Using this logic, one would assume that AMD's HBM cards and the upcoming Nvidia Pascal would blow ethash through the roof with the 4096-bit wide bus. But due to the much lower memory clocks, the effective bandwidth is not that much higher than the top of line GDDR5 cards. Again, fine for gaming, but ethash simply works better with a narrower bus accessed at higher speeds. I'm still trying to understand exactly how this works, but it's pretty difficult to exactly figure out what's going on under the hood.
But, I've done extensive research on the dagger algorhytm and its supposed scaling with GPU bandwidth. Unfortunately this is not fully the case. While bandwidth does play a big part, the GPU's TLB (translation lookaside buffer) has a huge impact on the achieved hashrate.
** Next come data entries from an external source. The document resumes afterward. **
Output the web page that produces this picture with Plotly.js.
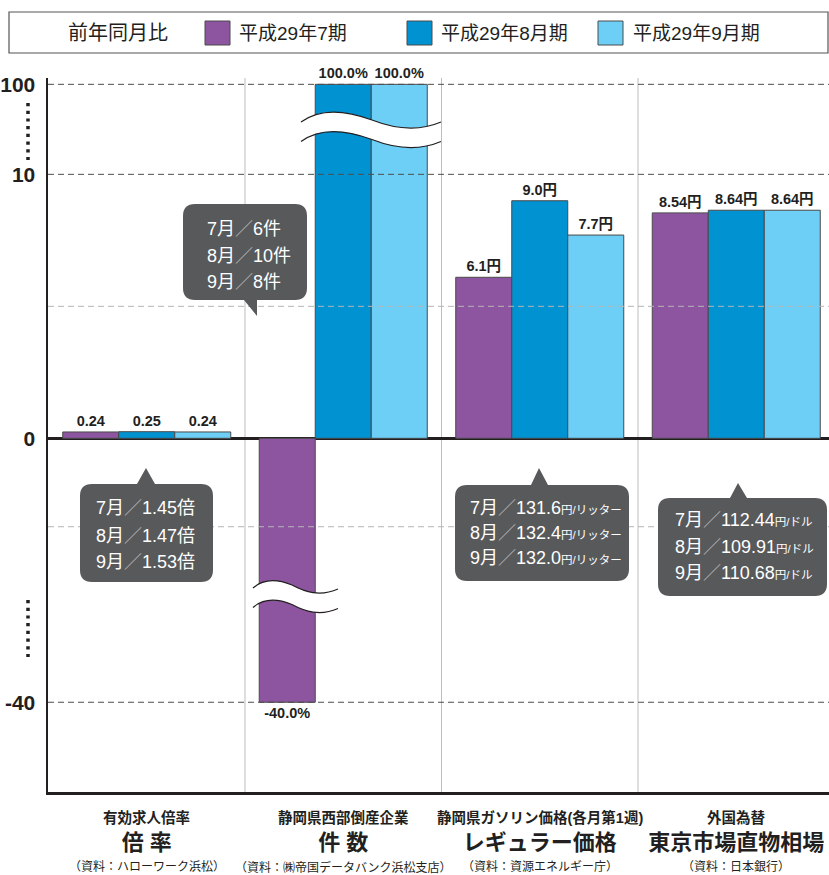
<!DOCTYPE html>
<html>
<head>
<meta charset="utf-8">
<script src="https://cdn.plot.ly/plotly-3.0.1.min.js"></script>
<style>
  html, body { margin: 0; padding: 0; background: #fff; }
  #chart { width: 829px; height: 875px; }
</style>
</head>
<body>
<div id="chart"></div>
<script>
// ---------------- data ----------------
const categories = ['倍 率', '件 数', 'レギュラー価格', '東京市場直物相場'];
const categoryHeads = ['有効求人倍率', '静岡県西部倒産企業', '静岡県ガソリン価格(各月第1週)', '外国為替'];
const categorySources = ['（資料：ハローワーク浜松）', '（資料：㈱帝国データバンク浜松支店）', '（資料：資源エネルギー庁）', '（資料：日本銀行）'];

const legendTitle = '前年同月比';
const seriesNames = ['平成29年7期', '平成29年8月期', '平成29年9月期'];
const julyValues = [0.24, -40.0, 6.1, 8.54];
const augustValues = [0.25, 100.0, 9.0, 8.64];
const septemberValues = [0.24, 100.0, 7.7, 8.64];
const labelSuffix = ['', '%', '円', '円'];
const labelDecimals = [2, 1, 1, 2];

const yTickValues = [100, 10, 0, -40];
const majorGridValues = [100, 10, -40];
const minorGridValues = [5, -13.4];

const calloutMonths = ['7月', '8月', '9月'];
const jobRatio = [1.45, 1.47, 1.53];
const bankruptcies = [6, 10, 8];
const gasolinePrice = [131.6, 132.4, 132.0];
const fxRate = [112.44, 109.91, 110.68];

// ---------------- styles ----------------
const seriesColors = ['#8D55A0', '#0092D1', '#6DCFF6'];
const INK = '#231F20';
const FONT = 'Liberation Sans, Arial, Noto Sans CJK JP, sans-serif';

// broken axis mapping: linear 0..10, compressed above 10, compressed below 0
function axisPos(v) {
  if (v > 10) return 10 + Math.log10(v / 10) * 3.41;
  if (v < 0) return v / 4;
  return v;
}

// plot frame in pixels (for decorations)
const M = { l: 48, t: 78, r: 0, b: 83 };
const W = 829, H = 875;
const PL = M.l, PR = W - M.r, PT = M.t, PB = H - M.b;
const xp = px => (px - PL) / (PR - PL);
const yp = py => (PB - py) / (PB - PT);
const P = (x, y) => xp(x).toFixed(5) + ',' + yp(y).toFixed(5);

// ---------------- traces ----------------
const seriesValues = [julyValues, augustValues, septemberValues];
const traces = seriesValues.map((vals, s) => ({
  type: 'bar',
  name: seriesNames[s],
  x: categories,
  y: vals.map(axisPos),
  text: vals.map((v, i) => v.toFixed(labelDecimals[i]) + labelSuffix[i]),
  textposition: 'outside',
  cliponaxis: false,
  constraintext: 'none',
  textfont: { family: FONT, size: 14.5, color: INK, weight: 700 },
  marker: { color: seriesColors[s], line: { color: '#4a4a4a', width: 1 } },
  hoverinfo: 'skip'
}));

// ---------------- shapes ----------------
const shapes = [];
// category separators
[0.5, 1.5, 2.5].forEach(x => shapes.push({
  type: 'line', xref: 'x', yref: 'paper', x0: x, x1: x, y0: 0, y1: 1,
  line: { color: '#bdbdbd', width: 1 }, layer: 'below'
}));
// dashed gridlines (above bars as in the original)
majorGridValues.forEach(v => shapes.push({
  type: 'line', xref: 'paper', yref: 'y', x0: 0, x1: 1, y0: axisPos(v), y1: axisPos(v),
  line: { color: '#4d4d4d', width: 1, dash: '6px,4px' }, layer: 'above'
}));
minorGridValues.forEach(v => shapes.push({
  type: 'line', xref: 'paper', yref: 'y', x0: 0, x1: 1, y0: axisPos(v), y1: axisPos(v),
  line: { color: '#b5b5b5', width: 1, dash: '6px,4px' }, layer: 'above'
}));
// dotted break markers on the y axis
[[103, 160], [600, 657]].forEach(([a, b]) => shapes.push({
  type: 'line', xref: 'paper', yref: 'paper', x0: xp(28), x1: xp(28), y0: yp(a), y1: yp(b),
  line: { color: INK, width: 3.5, dash: '3.2px,4.5px' }, layer: 'above'
}));

// wavy break marks
function wave(x0, y0, c1, c2, xm, ym, c3, c4, x1, y1, th) {
  const top = 'M' + P(x0, y0) + ' C' + P(c1[0], c1[1]) + ' ' + P(c2[0], c2[1]) + ' ' + P(xm, ym) +
              ' C' + P(c3[0], c3[1]) + ' ' + P(c4[0], c4[1]) + ' ' + P(x1, y1);
  const bot = 'M' + P(x0, y0 + th) + ' C' + P(c1[0], c1[1] + th) + ' ' + P(c2[0], c2[1] + th) + ' ' + P(xm, ym + th) +
              ' C' + P(c3[0], c3[1] + th) + ' ' + P(c4[0], c4[1] + th) + ' ' + P(x1, y1 + th);
  const band = top + ' L' + P(x1, y1 + th) +
               ' C' + P(c4[0], c4[1] + th) + ' ' + P(c3[0], c3[1] + th) + ' ' + P(xm, ym + th) +
               ' C' + P(c2[0], c2[1] + th) + ' ' + P(c1[0], c1[1] + th) + ' ' + P(x0, y0 + th) + ' Z';
  shapes.push({ type: 'path', xref: 'paper', yref: 'paper', path: band, fillcolor: '#ffffff', line: { width: 0 }, layer: 'above' });
  shapes.push({ type: 'path', xref: 'paper', yref: 'paper', path: top, line: { color: INK, width: 1.2 }, layer: 'above' });
  shapes.push({ type: 'path', xref: 'paper', yref: 'paper', path: bot, line: { color: INK, width: 1.2 }, layer: 'above' });
}
wave(301, 122, [320, 108], [345, 110], 372, 120, [395, 129], [420, 131], 441, 122, 19.5);
wave(253, 588, [262, 580], [275, 578], 292, 585, [305, 592], [320, 597], 338, 589, 19.5);

// callout boxes
const CALLOUT = '#58595B';
function callout(x0, y0, x1, y1, r, side, b0, b1, tx, ty) {
  let d = 'M' + P(x0 + r, y0);
  if (side === 'top') d += ' L' + P(b0, y0) + ' L' + P(tx, ty) + ' L' + P(b1, y0);
  d += ' L' + P(x1 - r, y0) + ' Q' + P(x1, y0) + ' ' + P(x1, y0 + r);
  d += ' L' + P(x1, y1 - r) + ' Q' + P(x1, y1) + ' ' + P(x1 - r, y1);
  if (side === 'bottom') d += ' L' + P(b1, y1) + ' L' + P(tx, ty) + ' L' + P(b0, y1);
  d += ' L' + P(x0 + r, y1) + ' Q' + P(x0, y1) + ' ' + P(x0, y1 - r);
  d += ' L' + P(x0, y0 + r) + ' Q' + P(x0, y0) + ' ' + P(x0 + r, y0) + ' Z';
  shapes.push({ type: 'path', xref: 'paper', yref: 'paper', path: d, fillcolor: CALLOUT, line: { width: 0 }, layer: 'above' });
}
callout(183, 204, 307, 300, 12, 'bottom', 244, 257, 257, 316);
callout(80, 484, 213, 582, 12, 'top', 137, 155, 146, 468);
callout(455, 485, 629, 581, 12, 'top', 531, 548, 539, 468);
callout(658, 498, 827, 596, 12, 'top', 730, 747, 738, 483);

// legend frame and swatches
shapes.push({ type: 'rect', xref: 'paper', yref: 'paper', x0: xp(9), x1: xp(828), y0: yp(53), y1: yp(12),
  line: { color: '#555', width: 1.2 }, fillcolor: 'rgba(0,0,0,0)' });
const swatchX = [205, 407, 598];
swatchX.forEach((x, s) => shapes.push({ type: 'rect', xref: 'paper', yref: 'paper',
  x0: xp(x), x1: xp(x + 25), y0: yp(45), y1: yp(21),
  fillcolor: seriesColors[s], line: { color: '#4a4a4a', width: 1 } }));

// ---------------- annotations ----------------
const annotations = [];
annotations.push({ xref: 'paper', yref: 'paper', x: xp(118), y: yp(33), text: legendTitle, showarrow: false,
  xanchor: 'center', yanchor: 'middle', font: { family: FONT, size: 20, color: INK } });
const legendTextX = [237, 439, 631];
seriesNames.forEach((n, s) => annotations.push({ xref: 'paper', yref: 'paper', x: xp(legendTextX[s]), y: yp(33),
  text: n, showarrow: false, xanchor: 'left', yanchor: 'middle', font: { family: FONT, size: 19, color: INK } }));

categoryHeads.forEach((t, i) => annotations.push({ xref: 'x', yref: 'paper', x: i, y: yp(817), text: t,
  showarrow: false, xanchor: 'center', yanchor: 'middle', font: { family: FONT, size: 14.5, color: INK, weight: 700 } }));
categorySources.forEach((t, i) => annotations.push({ xref: 'x', yref: 'paper', x: i, y: yp(867), text: t,
  showarrow: false, xanchor: 'center', yanchor: 'middle', font: { family: FONT, size: 12, color: INK } }));

const SLASH = '<span style="color:#b8b8b8">／</span>';
function calloutText(left, ys, vals, dec, unit, small) {
  vals.forEach((v, k) => {
    const u = small ? '<span style="font-size:11.5px">' + unit + '</span>' : unit;
    annotations.push({ xref: 'paper', yref: 'paper', x: xp(left), y: yp(ys[k]),
      text: calloutMonths[k] + SLASH + v.toFixed(dec) + u, showarrow: false,
      xanchor: 'left', yanchor: 'middle', font: { family: FONT, size: 18, color: '#ffffff' } });
  });
}
calloutText(205, [229, 256, 282], bankruptcies, 0, '件', false);
calloutText(94, [508, 536, 562], jobRatio, 2, '倍', false);
calloutText(468, [508, 533, 558], gasolinePrice, 1, '円/リッター', true);
calloutText(673, [520, 547, 573], fxRate, 2, '円/ドル', true);

// ---------------- layout ----------------
const layout = {
  width: W, height: H,
  margin: M,
  paper_bgcolor: '#fff', plot_bgcolor: '#fff',
  font: { family: FONT, color: INK },
  barmode: 'group', bargap: 0.145, bargroupgap: 0,
  showlegend: false,
  xaxis: {
    type: 'category',
    range: [-0.5025, 3.472],
    showline: true, linecolor: INK, linewidth: 2.5,
    ticks: '', showgrid: false, zeroline: false,
    tickfont: { family: FONT, size: 22, color: INK, weight: 700 },
    ticklabelstandoff: 29,
    fixedrange: true
  },
  yaxis: {
    range: [-13.40, 13.65],
    tickmode: 'array',
    tickvals: yTickValues.map(axisPos),
    ticktext: yTickValues.map(String),
    tickfont: { family: FONT, size: 21, color: INK, weight: 700 },
    ticks: '', showgrid: false,
    zeroline: true, zerolinecolor: INK, zerolinewidth: 2.5,
    showline: true, linecolor: INK, linewidth: 2.5,
    ticklabelstandoff: 6,
    fixedrange: true
  },
  shapes: shapes,
  annotations: annotations
};

Plotly.newPlot('chart', traces, layout, { displayModeBar: false, staticPlot: true });
</script>
</body>
</html>
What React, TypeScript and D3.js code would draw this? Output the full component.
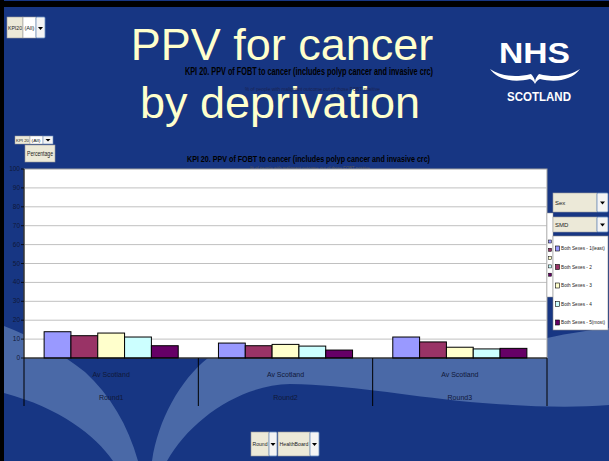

It's basically a table that holds copies of earlier done translations from virtual into physical memory addresses ranges (pages). The problem with dagger and its huge slab of GPU RAM that is pseudorandomly accessed, is that the TLB fills up quite quickly and then has to redo many of those translations. With the growing DAG size, this has already led to GTX750ti having become useless to mine ETH on. For other modern Nvidia cards, the DAG has to grow until 2GB before hashrate will plumet.
AMD cards seem to have 'better' TLB's (and generally wider memory busses which also helps) so they seem to be less affected. I still have to write a testcase in OpenCL to see to what extent they will be suffering from growing DAG size. But i've read here on the forum that with each new epoch, hashrate is already slowly dropping on AMD cards, too. Hopefully for you guys it's a linear decrease, not hyperbolic like on Nvidia
Another 'problem' holding performance back is that the algo only requires 128 sequental bytes in GPU RAM per iteration of the dagger loop, while the high bandwidth of modern GPU's can only be achieved when loading larger sequential (coalesced) chunks. On NVidia Kepler / Maxwell, this is 512 bytes (warp of 32 threads * 16 bytes), on AMD GCN it is 256 bytes. I suspect the fact that because on AMD its is only the double of 128, it can utilize available bandwidth more effciently, but that is somewhat speculative. Another theory I'm exploring is in the amount of available memory channels/banks. Nvidia Kepler and Maxwell and GCN 1.2 have 8, while GCN 1.0 has 12 and GCN 1.1 has 16. With pseudorandom access, this would generally lead to more bank conflicts on cards with fewer memory controllers. Perhaps some optimization possible in that area. But I don't own any AMD cards
If the DAG grows so large that even 4GB cards have issues then they need to modify the algorithm. While they're at it, they could add a few more flags to make it easier to mine with certain cards.
Hopefully they can manage to prevent ASICs to come in and ruin it for the rest of us.
Nvidia is already sunk. AMD cards look like they might have winners and looses yet to be seen. All in all, Etherum mining has turned out to be something of a leaky boat race... no real finish line, just whoever stays afloat the longest...
I'll see if I can free up some time to port my "dagger simulator" from CUDA to OpenCL to quickly assess how much AMD cards are affected by increasing DAG size.
min/mean/max: 19835562/19957896/20010325 H/s
inner mean: 13311089 H/s
However the thing i'm curious about is the POS client and validator betting - there does not seem to have a clear use case of how one can become a validator in a pool, to make bets against the protocol to earn ether.
If anyone can enlighten me that would be helpful. Appreciate it!
Cheers
Shaun
Had a slack attempt the other day to find some stats on 480/580's but haven't really been update the chart for quite a while as I've move more into Solidity development which is taking up all my time.
I'd encourage anyone who still finds the chart useful (and there's always a few online when eve I go tot it) to simply save a copy and update according to their own situation.